BEGIN Given data
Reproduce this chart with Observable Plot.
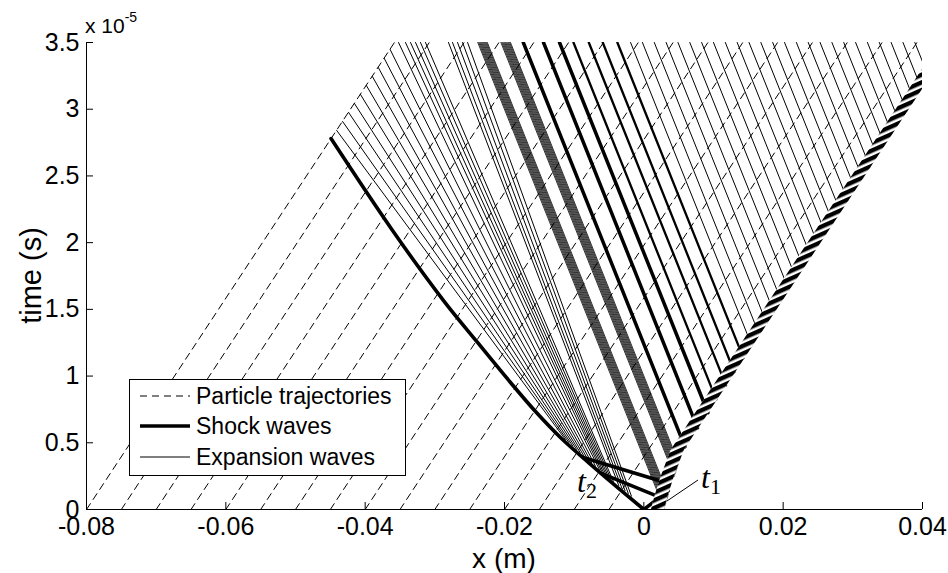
<!DOCTYPE html>
<html><head><meta charset="utf-8">
<script src="https://cdn.jsdelivr.net/npm/d3@7"></script>
<script src="https://cdn.jsdelivr.net/npm/@observablehq/plot@0.6"></script>
<style>body{margin:0;background:#fff}#chart{width:948px;height:573px}</style>
</head><body><div id="chart"></div>
<script>
// ---------- data (x in m, t in units of 1e-5 s) ----------
const xTicks = [-0.08, -0.06, -0.04, -0.02, 0, 0.02, 0.04];
const xTickLabels = ["-0.08", "-0.06", "-0.04", "-0.02", "0", "0.02", "0.04"];
const yTicks = [0, 0.5, 1, 1.5, 2, 2.5, 3, 3.5];
const yTickLabels = ["0", "0.5", "1", "1.5", "2", "2.5", "3", "3.5"];

// particle trajectories: position at t = 0 and at t = 3.5
const particleStartX = [-0.080, -0.075, -0.070, -0.065, -0.060, -0.055, -0.050, -0.045, -0.040, -0.035, -0.030, -0.025, -0.020, -0.015, -0.010, -0.005];
const particleEndX = [-0.0358, -0.0308, -0.0258, -0.0208, -0.0158, -0.0108, -0.0058, -0.0008, 0.0042, 0.0092, 0.0142, 0.0192, 0.0242, 0.0292, 0.0342, 0.0392];

// leading shock
const leadShockX = [0, -0.00392, -0.00794, -0.01182, -0.01555, -0.01914, -0.02387, -0.02875, -0.03607, -0.0449];
const leadShockT = [0, 0.172, 0.352, 0.532, 0.734, 0.952, 1.252, 1.566, 2.091, 2.780];

// piston (right boundary)
const pistonX = [0.0030, 0.0035, 0.0043, 0.0058, 0.0402, 0.0444];
const pistonT = [0, 0.10, 0.232, 0.442, 3.163, 3.5];

// shock waves in the fan: start (x,t) -> x at top
const fanShockStartX = [0.0059, 0.0077, 0.0092];
const fanShockStartT = [0.470, 0.611, 0.725];
const fanShockTopX = [-0.0173, -0.0144, -0.0121];
const weakShockStartX = [0.0104, 0.0118, 0.0130, 0.0143];
const weakShockStartT = [0.824, 0.930, 1.029, 1.134];
const weakShockTopX = [-0.0101, -0.0079, -0.0059, -0.0038];
// short shocks near the origin: start -> end
const lowShockStartX = [0, 0.0028, 0.0036];
const lowShockStartT = [0, 0.082, 0.195];
const lowShockEndX = [0.0035, -0.0061, -0.0087];
const lowShockEndT = [0.14, 0.270, 0.390];

// expansion waves leaving the piston: start (x,t) -> x at top
const pistonWaveStartX = [0.01551, 0.01657, 0.01763, 0.01868, 0.01974, 0.02081, 0.02187, 0.02292, 0.02398, 0.02504, 0.02610, 0.02715, 0.02821, 0.02927, 0.03034, 0.03139, 0.03245, 0.03351, 0.03456, 0.03562, 0.03668, 0.03774, 0.03879, 0.03985, 0.04092, 0.04198];
const pistonWaveStartT = [1.227, 1.311, 1.395, 1.478, 1.562, 1.646, 1.730, 1.813, 1.897, 1.981, 2.065, 2.148, 2.232, 2.316, 2.400, 2.483, 2.567, 2.651, 2.734, 2.818, 2.902, 2.986, 3.069, 3.153, 3.237, 3.321];
const pistonWaveTopX = [-0.0019, -0.0002, 0.0015, 0.0032, 0.0049, 0.0066, 0.0083, 0.0100, 0.0117, 0.0134, 0.0151, 0.0168, 0.0185, 0.0202, 0.0219, 0.0236, 0.0253, 0.0270, 0.0287, 0.0304, 0.0321, 0.0338, 0.0355, 0.0372, 0.0389, 0.0406];

// dense expansion bundles from the foot of the piston
const denseWaveStartX = [0.00289, 0.00296, 0.00302, 0.00308, 0.00314, 0.00320, 0.00326, 0.00333, 0.00339, 0.00345, 0.00351, 0.00438, 0.00444, 0.00450, 0.00456, 0.00462, 0.00468, 0.00475, 0.00481, 0.00487, 0.00493, 0.00499];
const denseWaveStartT = [0.01, 0.02, 0.03, 0.04, 0.05, 0.06, 0.07, 0.08, 0.09, 0.10, 0.11, 0.25, 0.26, 0.27, 0.28, 0.29, 0.30, 0.31, 0.32, 0.33, 0.34, 0.35];
const denseWaveTopX = [-0.02384, -0.02370, -0.02356, -0.02342, -0.02329, -0.02315, -0.02301, -0.02287, -0.02273, -0.02259, -0.02246, -0.02052, -0.02038, -0.02024, -0.02010, -0.01997, -0.01983, -0.01969, -0.01955, -0.01941, -0.01927, -0.01914];

// expansion waves just behind the leading shock, ending on the free boundary
const boundaryWaveStartX = [-0.01127, -0.01073, -0.01019, -0.00965, -0.00912, -0.00858, -0.00804, -0.00750, -0.00694, -0.00638];
const boundaryWaveStartT = [0.525, 0.500, 0.475, 0.450, 0.425, 0.400, 0.375, 0.350, 0.325, 0.300];
const boundaryWaveEndX = [-0.04409, -0.04324, -0.04238, -0.04154, -0.04068, -0.03983, -0.03897, -0.03812, -0.03726, -0.03642];
const boundaryWaveEndT = [2.841, 2.908, 2.976, 3.043, 3.111, 3.178, 3.246, 3.313, 3.381, 3.448];
// expansion waves behind the shock reaching the top
const rearWaveStartX = [-0.00604, -0.00571, -0.00537, -0.00504, -0.00470, -0.00437, -0.00360, -0.00315, -0.00269, -0.00223, -0.00178];
const rearWaveStartT = [0.285, 0.270, 0.255, 0.240, 0.225, 0.210, 0.180, 0.160, 0.140, 0.120, 0.100];
const rearWaveTopX = [-0.03521, -0.03421, -0.03349, -0.03277, -0.03206, -0.03134, -0.02804, -0.02746, -0.02674, -0.02602, -0.02530];

const T_TOP = 3.5;

// ---------- build rows ----------
const seg = (id, x1, t1, x2, t2) => [{id, x: x1, t: t1}, {id, x: x2, t: t2}];
const particles = particleStartX.flatMap((x0, i) => seg("p" + i, x0, 0, particleEndX[i], T_TOP));
const leadShock = leadShockX.map((x, i) => ({x, t: leadShockT[i]}));
const piston = pistonX.map((x, i) => ({x, t: pistonT[i]}));
const bandW = 0.0019;

const thinWaves = [
  ...pistonWaveStartX.flatMap((x, i) => seg("w" + i, x, pistonWaveStartT[i], pistonWaveTopX[i], T_TOP)),
  ...boundaryWaveStartX.flatMap((x, i) => seg("b" + i, x, boundaryWaveStartT[i], boundaryWaveEndX[i], boundaryWaveEndT[i])),
  ...rearWaveStartX.flatMap((x, i) => seg("r" + i, x, rearWaveStartT[i], rearWaveTopX[i], T_TOP))
];
const denseWaves = denseWaveStartX.flatMap((x, i) => seg("d" + i, x, denseWaveStartT[i], denseWaveTopX[i], T_TOP));
const thickShocks = [
  ...fanShockStartX.flatMap((x, i) => seg("s" + i, x, fanShockStartT[i], fanShockTopX[i], T_TOP)),
  ...lowShockStartX.flatMap((x, i) => seg("l" + i, x, lowShockStartT[i], lowShockEndX[i], lowShockEndT[i]))
];
const weakShocks = weakShockStartX.flatMap((x, i) => seg("k" + i, x, weakShockStartT[i], weakShockTopX[i], T_TOP));

const FONT = "'Liberation Sans', Arial, Helvetica, sans-serif";
const W = 948, H = 573, ML = 86, MR = 26, MT = 42, MB = 64;
const fw = W - ML - MR, fh = H - MT - MB;

const plot = Plot.plot({
  width: W, height: H,
  marginLeft: ML, marginRight: MR, marginTop: MT, marginBottom: MB,
  style: {fontFamily: FONT, fontSize: "25px", color: "black", background: "white"},
  x: {domain: [-0.08, 0.04]},
  y: {domain: [0, 3.5]},
  marks: [
    Plot.line(particles, {x: "x", y: "t", z: "id", stroke: "black", strokeWidth: 1, strokeDasharray: "7,5", clip: true}),
    Plot.line(thinWaves, {x: "x", y: "t", z: "id", stroke: "black", strokeWidth: 1, clip: true}),
    Plot.line(denseWaves, {x: "x", y: "t", z: "id", stroke: "black", strokeWidth: 0.8, clip: true}),
    Plot.line(weakShocks, {x: "x", y: "t", z: "id", stroke: "black", strokeWidth: 2.3, clip: true}),
    Plot.line(thickShocks, {x: "x", y: "t", z: "id", stroke: "black", strokeWidth: 3.5, clip: true}),
    Plot.line(leadShock, {x: "x", y: "t", stroke: "black", strokeWidth: 3.6, curve: "catmull-rom", clip: true}),
    Plot.areaX(piston, {y: "t", x1: d => d.x - bandW, x2: "x", fill: "white", clip: true}),
    Plot.areaX(piston, {y: "t", x1: d => d.x - bandW, x2: "x", fill: "url(#hatch)", clip: true}),
    Plot.ruleX([-0.08], {stroke: "black", strokeWidth: 1}),
    Plot.ruleY([0], {stroke: "black", strokeWidth: 1}),
    Plot.tickX(xTicks, {x: d => d, stroke: "black", insetTop: fh - 7}),
    Plot.tickY(yTicks, {y: d => d, stroke: "black", insetRight: fw - 7}),
    Plot.axisX({ticks: xTicks, tickSize: 0, tickPadding: 8, tickFormat: d => xTickLabels[xTicks.indexOf(d)], label: null}),
    Plot.axisY({ticks: yTicks, tickSize: 0, tickPadding: 7, tickFormat: d => yTickLabels[yTicks.indexOf(d)], label: null})
  ]
});

const svg = d3.select(plot);
const defs = svg.insert("defs", ":first-child");
const pat = defs.append("pattern").attr("id", "hatch").attr("patternUnits", "userSpaceOnUse")
  .attr("width", 12).attr("height", 7).attr("patternTransform", "rotate(-24)");
pat.append("rect").attr("width", 12).attr("height", 4.4).attr("fill", "black");

// axis labels
svg.append("text").attr("x", (ML + W - MR) / 2).attr("y", 568).attr("text-anchor", "middle")
  .attr("font-family", FONT).attr("font-size", 28).text("x (m)");
svg.append("text").attr("transform", `translate(41,${(MT + H - MB) / 2}) rotate(-90)`).attr("text-anchor", "middle")
  .attr("font-family", FONT).attr("font-size", 29).text("time (s)");
const sc = svg.append("text").attr("x", 85).attr("y", 33).attr("text-anchor", "start").attr("font-family", FONT).attr("font-size", 21);
sc.append("tspan").text("x 10");
sc.append("tspan").attr("font-size", 14).attr("dy", -11).text("-5");

// t1 / t2 annotations
const SERIF = "'Liberation Serif', 'DejaVu Serif', serif";
const t2 = svg.append("text").attr("x", 577).attr("y", 492).attr("text-anchor", "start").attr("font-family", SERIF).attr("font-style", "italic").attr("font-size", 32);
t2.append("tspan").text("t");
t2.append("tspan").attr("font-style", "normal").attr("font-size", 22).attr("dy", 6).text("2");
const t1 = svg.append("text").attr("x", 701).attr("y", 488).attr("text-anchor", "start").attr("font-family", SERIF).attr("font-style", "italic").attr("font-size", 32);
t1.append("tspan").text("t");
t1.append("tspan").attr("font-style", "normal").attr("font-size", 22).attr("dy", 6).text("1");
svg.append("line").attr("x1", 667).attr("y1", 501).attr("x2", 698).attr("y2", 480).attr("stroke", "black").attr("stroke-width", 1);

// legend
const lg = svg.append("g").attr("font-family", FONT).attr("font-size", 23).attr("text-anchor", "start");
lg.append("rect").attr("x", 129.5).attr("y", 379.5).attr("width", 276).attr("height", 96).attr("fill", "white").attr("stroke", "black").attr("stroke-width", 1);
const items = [
  {label: "Particle trajectories", y: 396, w: 1, dash: "7,5"},
  {label: "Shock waves", y: 426, w: 3.5, dash: null},
  {label: "Expansion waves", y: 457, w: 1, dash: null}
];
items.forEach(it => {
  lg.append("line").attr("x1", 140).attr("x2", 190).attr("y1", it.y).attr("y2", it.y)
    .attr("stroke", "black").attr("stroke-width", it.w).attr("stroke-dasharray", it.dash);
  lg.append("text").attr("x", 196).attr("y", it.y + 8).text(it.label);
});

document.getElementById("chart").appendChild(plot);
</script></body></html>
END Given data
Written instruction:
Please restate the material above line by line, exactly, beginning at its first line and ending with the line that contains "const pistonT = [0, 0.10, 0.232, 0.442, 3.163, 3.5];", without any pictures.

The answer:
Reproduce this chart with Observable Plot.
<!DOCTYPE html>
<html><head><meta charset="utf-8">
<script src="https://cdn.jsdelivr.net/npm/d3@7"></script>
<script src="https://cdn.jsdelivr.net/npm/@observablehq/plot@0.6"></script>
<style>body{margin:0;background:#fff}#chart{width:948px;height:573px}</style>
</head><body><div id="chart"></div>
<script>
// ---------- data (x in m, t in units of 1e-5 s) ----------
const xTicks = [-0.08, -0.06, -0.04, -0.02, 0, 0.02, 0.04];
const xTickLabels = ["-0.08", "-0.06", "-0.04", "-0.02", "0", "0.02", "0.04"];
const yTicks = [0, 0.5, 1, 1.5, 2, 2.5, 3, 3.5];
const yTickLabels = ["0", "0.5", "1", "1.5", "2", "2.5", "3", "3.5"];

// particle trajectories: position at t = 0 and at t = 3.5
const particleStartX = [-0.080, -0.075, -0.070, -0.065, -0.060, -0.055, -0.050, -0.045, -0.040, -0.035, -0.030, -0.025, -0.020, -0.015, -0.010, -0.005];
const particleEndX = [-0.0358, -0.0308, -0.0258, -0.0208, -0.0158, -0.0108, -0.0058, -0.0008, 0.0042, 0.0092, 0.0142, 0.0192, 0.0242, 0.0292, 0.0342, 0.0392];

// leading shock
const leadShockX = [0, -0.00392, -0.00794, -0.01182, -0.01555, -0.01914, -0.02387, -0.02875, -0.03607, -0.0449];
const leadShockT = [0, 0.172, 0.352, 0.532, 0.734, 0.952, 1.252, 1.566, 2.091, 2.780];

// piston (right boundary)
const pistonX = [0.0030, 0.0035, 0.0043, 0.0058, 0.0402, 0.0444];
const pistonT = [0, 0.10, 0.232, 0.442, 3.163, 3.5];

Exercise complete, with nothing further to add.